◆ **Dataset extract**
START

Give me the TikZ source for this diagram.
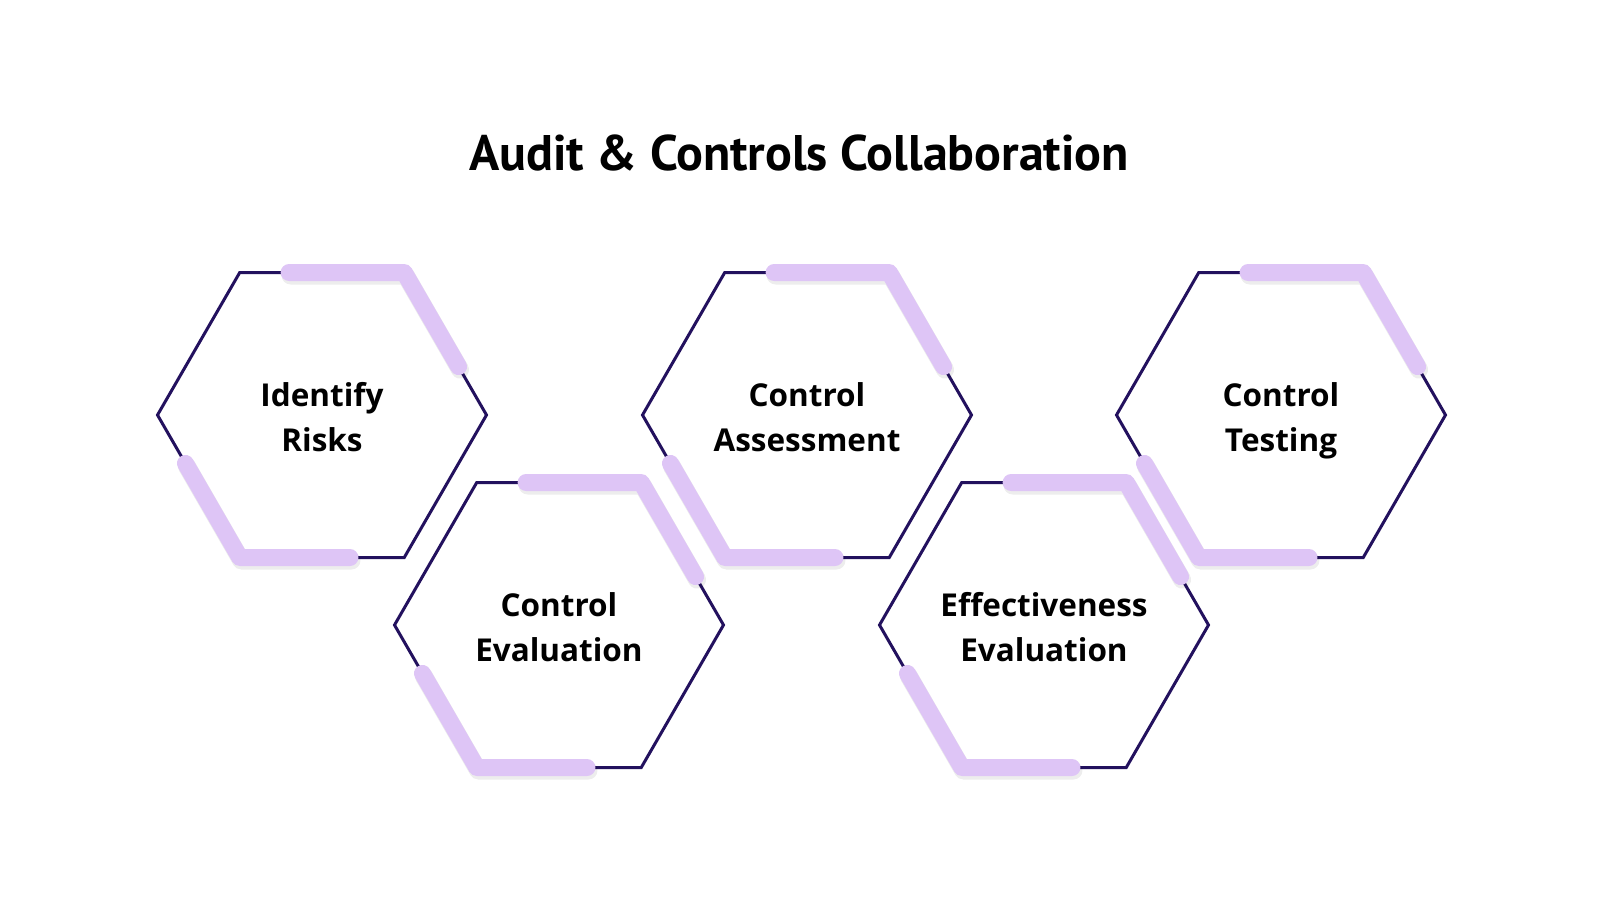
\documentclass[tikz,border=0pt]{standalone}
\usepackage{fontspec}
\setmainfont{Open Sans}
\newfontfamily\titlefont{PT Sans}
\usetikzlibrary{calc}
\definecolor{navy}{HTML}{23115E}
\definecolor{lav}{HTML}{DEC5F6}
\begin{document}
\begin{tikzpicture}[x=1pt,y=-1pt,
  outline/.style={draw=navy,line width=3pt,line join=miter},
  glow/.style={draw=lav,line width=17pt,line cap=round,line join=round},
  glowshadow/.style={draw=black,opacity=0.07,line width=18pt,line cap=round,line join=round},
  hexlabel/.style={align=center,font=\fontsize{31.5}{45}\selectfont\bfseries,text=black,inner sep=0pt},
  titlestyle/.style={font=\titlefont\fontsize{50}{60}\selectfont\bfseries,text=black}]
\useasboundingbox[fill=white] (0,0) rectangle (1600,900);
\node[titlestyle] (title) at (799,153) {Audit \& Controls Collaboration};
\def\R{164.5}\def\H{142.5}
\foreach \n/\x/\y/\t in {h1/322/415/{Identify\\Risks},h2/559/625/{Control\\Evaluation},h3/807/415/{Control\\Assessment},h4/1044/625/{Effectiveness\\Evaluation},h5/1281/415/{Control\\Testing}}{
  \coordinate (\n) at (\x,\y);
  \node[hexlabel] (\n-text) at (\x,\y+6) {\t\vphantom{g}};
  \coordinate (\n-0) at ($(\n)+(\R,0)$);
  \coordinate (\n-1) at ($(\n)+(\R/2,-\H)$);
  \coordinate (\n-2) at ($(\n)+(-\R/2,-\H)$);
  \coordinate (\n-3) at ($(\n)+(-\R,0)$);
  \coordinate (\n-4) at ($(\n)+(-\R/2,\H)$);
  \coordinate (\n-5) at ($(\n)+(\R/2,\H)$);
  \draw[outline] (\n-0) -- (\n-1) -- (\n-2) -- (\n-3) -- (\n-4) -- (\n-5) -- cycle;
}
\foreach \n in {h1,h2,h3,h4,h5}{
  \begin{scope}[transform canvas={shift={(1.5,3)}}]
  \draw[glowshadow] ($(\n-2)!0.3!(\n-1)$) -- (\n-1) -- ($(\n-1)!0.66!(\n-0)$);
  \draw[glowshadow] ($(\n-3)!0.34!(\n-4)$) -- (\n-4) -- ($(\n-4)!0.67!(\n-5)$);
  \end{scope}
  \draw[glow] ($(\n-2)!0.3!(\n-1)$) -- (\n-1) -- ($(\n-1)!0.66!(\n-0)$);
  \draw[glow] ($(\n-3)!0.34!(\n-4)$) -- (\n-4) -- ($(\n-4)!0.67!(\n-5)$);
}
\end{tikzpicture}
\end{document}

END
START

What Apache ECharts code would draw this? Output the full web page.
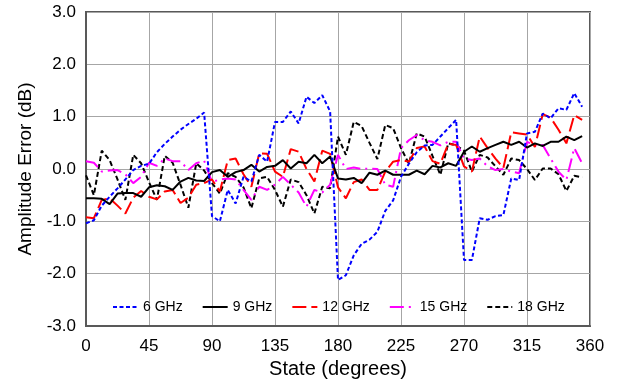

END
START

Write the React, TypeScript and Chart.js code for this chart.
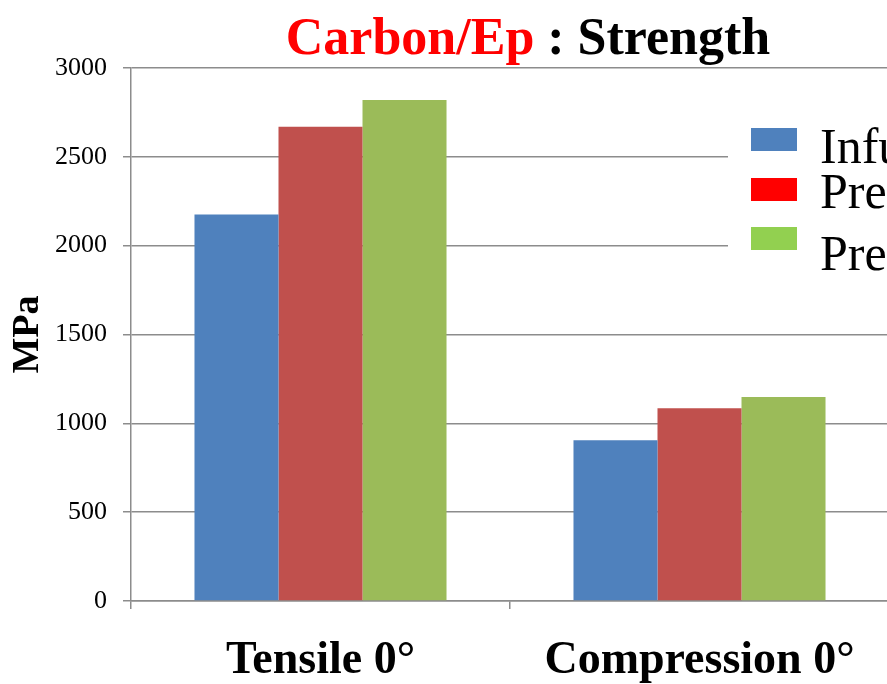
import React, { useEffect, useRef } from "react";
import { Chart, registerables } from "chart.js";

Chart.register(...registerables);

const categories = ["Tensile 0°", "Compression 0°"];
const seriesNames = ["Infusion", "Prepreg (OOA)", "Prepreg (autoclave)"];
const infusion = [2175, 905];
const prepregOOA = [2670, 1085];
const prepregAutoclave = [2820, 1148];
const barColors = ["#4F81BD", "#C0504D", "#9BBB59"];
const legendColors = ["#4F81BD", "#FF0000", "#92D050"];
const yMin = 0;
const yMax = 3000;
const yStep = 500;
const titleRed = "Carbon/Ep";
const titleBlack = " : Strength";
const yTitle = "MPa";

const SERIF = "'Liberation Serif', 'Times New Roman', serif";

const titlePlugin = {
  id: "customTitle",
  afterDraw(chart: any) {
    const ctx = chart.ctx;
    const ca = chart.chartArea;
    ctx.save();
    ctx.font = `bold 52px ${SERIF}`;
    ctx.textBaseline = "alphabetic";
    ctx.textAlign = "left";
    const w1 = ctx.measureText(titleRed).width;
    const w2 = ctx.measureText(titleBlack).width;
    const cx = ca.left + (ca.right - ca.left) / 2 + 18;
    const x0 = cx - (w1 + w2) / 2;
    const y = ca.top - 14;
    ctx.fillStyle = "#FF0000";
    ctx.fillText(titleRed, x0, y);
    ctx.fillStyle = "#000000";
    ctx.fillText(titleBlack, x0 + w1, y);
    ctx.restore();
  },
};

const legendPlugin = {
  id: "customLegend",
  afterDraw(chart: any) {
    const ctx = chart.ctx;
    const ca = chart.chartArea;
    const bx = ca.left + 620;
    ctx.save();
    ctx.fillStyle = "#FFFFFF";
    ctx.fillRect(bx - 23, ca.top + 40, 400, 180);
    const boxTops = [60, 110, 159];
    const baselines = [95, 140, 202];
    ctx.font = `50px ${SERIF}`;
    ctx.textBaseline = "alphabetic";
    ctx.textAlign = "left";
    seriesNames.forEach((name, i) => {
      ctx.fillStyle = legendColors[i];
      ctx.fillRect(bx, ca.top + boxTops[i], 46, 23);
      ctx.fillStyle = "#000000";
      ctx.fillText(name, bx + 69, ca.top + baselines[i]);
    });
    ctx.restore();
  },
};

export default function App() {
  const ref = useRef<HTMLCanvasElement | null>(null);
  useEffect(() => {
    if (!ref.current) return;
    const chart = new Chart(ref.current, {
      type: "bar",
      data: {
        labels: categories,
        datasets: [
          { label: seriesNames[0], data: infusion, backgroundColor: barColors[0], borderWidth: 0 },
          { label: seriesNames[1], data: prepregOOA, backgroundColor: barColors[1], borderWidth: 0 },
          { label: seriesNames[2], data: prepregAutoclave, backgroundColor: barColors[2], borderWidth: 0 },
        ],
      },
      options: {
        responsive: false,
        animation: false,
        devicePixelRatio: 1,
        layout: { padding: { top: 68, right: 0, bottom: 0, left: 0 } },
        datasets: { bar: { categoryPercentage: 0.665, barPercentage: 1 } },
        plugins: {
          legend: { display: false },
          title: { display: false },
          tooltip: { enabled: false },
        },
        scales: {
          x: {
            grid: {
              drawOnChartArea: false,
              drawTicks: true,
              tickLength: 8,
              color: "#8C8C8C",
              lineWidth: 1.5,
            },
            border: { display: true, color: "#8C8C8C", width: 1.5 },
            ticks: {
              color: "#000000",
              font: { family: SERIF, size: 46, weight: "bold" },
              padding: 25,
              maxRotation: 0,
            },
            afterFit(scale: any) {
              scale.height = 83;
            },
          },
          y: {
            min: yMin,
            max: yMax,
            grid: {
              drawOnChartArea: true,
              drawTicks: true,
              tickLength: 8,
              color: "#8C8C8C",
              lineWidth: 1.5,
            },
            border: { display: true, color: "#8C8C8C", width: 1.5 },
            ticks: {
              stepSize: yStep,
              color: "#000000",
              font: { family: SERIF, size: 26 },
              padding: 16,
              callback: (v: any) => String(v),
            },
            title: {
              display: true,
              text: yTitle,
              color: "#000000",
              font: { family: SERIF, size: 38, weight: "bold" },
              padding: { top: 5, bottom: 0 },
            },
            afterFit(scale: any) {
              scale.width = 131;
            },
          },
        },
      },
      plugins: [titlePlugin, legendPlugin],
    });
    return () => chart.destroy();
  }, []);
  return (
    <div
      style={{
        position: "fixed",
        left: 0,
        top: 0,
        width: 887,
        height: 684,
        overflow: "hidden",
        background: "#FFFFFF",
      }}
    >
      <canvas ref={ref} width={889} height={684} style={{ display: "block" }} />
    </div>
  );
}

END

◆ **What the exercise asks**
Start with the line that includes "Write the React, TypeScript" and finish with the line that includes "Chart.register(...registerables);": reproduce those lines exactly, nothing before or after, and omit any pictures.

◆ **Exercise solution**
Write the React, TypeScript and Chart.js code for this chart.
import React, { useEffect, useRef } from "react";
import { Chart, registerables } from "chart.js";

Chart.register(...registerables);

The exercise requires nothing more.